The Queensland Rohingya community gathered in front of King George Square in Brisbane, Australia on 15th November to remind the world leaders attending the G-20 summit of the plight faced by the Rohingya in Burma said Noor Zaman, the President of Queensland Rohingya Community Inc.

Queensland Rohingya

He said: “We - Queensland Rohingya community Inc have gathered here to appeal to the world leaders of the G-20 Summit in Brisbane, Australia about the Rohingyas who are living in northern Arakan and suffering from serious human rights violations. These include lack of access to education and healthcare, rape, genocide, enforced disappearances, arbitrary arrest, restriction of movement, land confiscation, being used as forced labour and not being free to marry."

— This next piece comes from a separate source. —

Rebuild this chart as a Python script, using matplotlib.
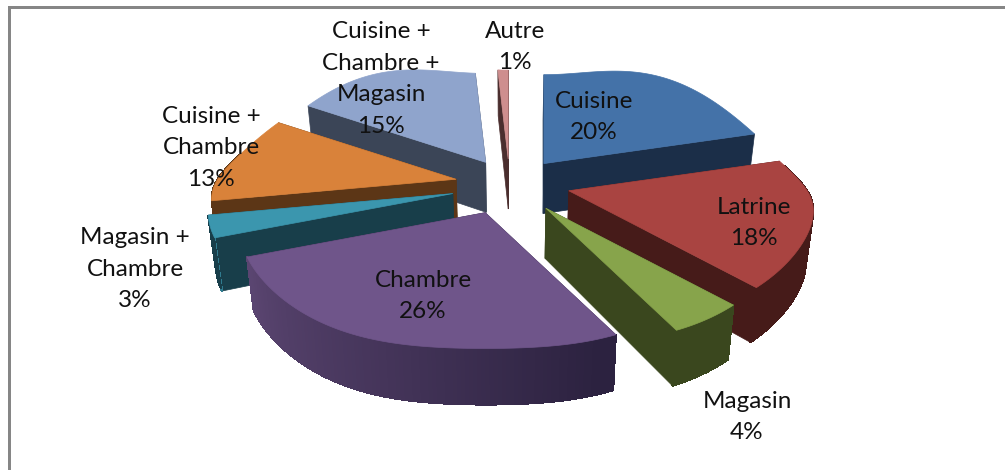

Kefayet Ullah, the Secretary of Queensland Rohingya Community Inc. said "The political reforms today in Burma have yielded little for the Rohingya. Under the Burmese Citizenship Law of 1982, our people are not recognised as one of the 135 national races of Burma. We are stateless people in our own country. President Thein Sein openly stated in July 2012 there are two options for the Rohingya people. One option is to resettle them in a third country; and the other option is for the UNHCR to build a refugee camp in the country, our motherland."

Kaladan Press 1801

The Queensland Rohingya Community Inc called on the G-20 world leaders and their guest, the Burmese President Thein Sein, to stop the Burmese Government's policies of persecuting the Rohingya people before letting the Burmese take part in the G-20 summit as a model developing country according to their press statement.

The statement urged the world leaders to: save the Rohingya people from atrocities committed by the Burmese Government; stop ethnic cleansing of the Rohingya; to intervene in Burma now to find a permanent solution; to impose new sanctions against the Burmese Government; to send in UN peacekeeping forces to protect the Rohingya; and to unconditionally rebuild the Rohingya villages.

Kyaw Zwar Minn, Myanmar’s Ambassador to the UK, France, Scandinavia and Ireland, acknowledged that the long-persecuted Muslim minority Rohingya “are people” on 13th November, in an exclusive interview with CNN’s Christiane Amanpour. But, he said that the Burmese Government does not accept the term Rohingya. When Amanpour highlighted that even the U.N. Secretary General Ban Ki Moon had urged Myanmar to let the ethnic group be called whatever they want, the Ambassador said, “Of course, it will take time for the Myanmar Government and its people to accept the term Rohingya.”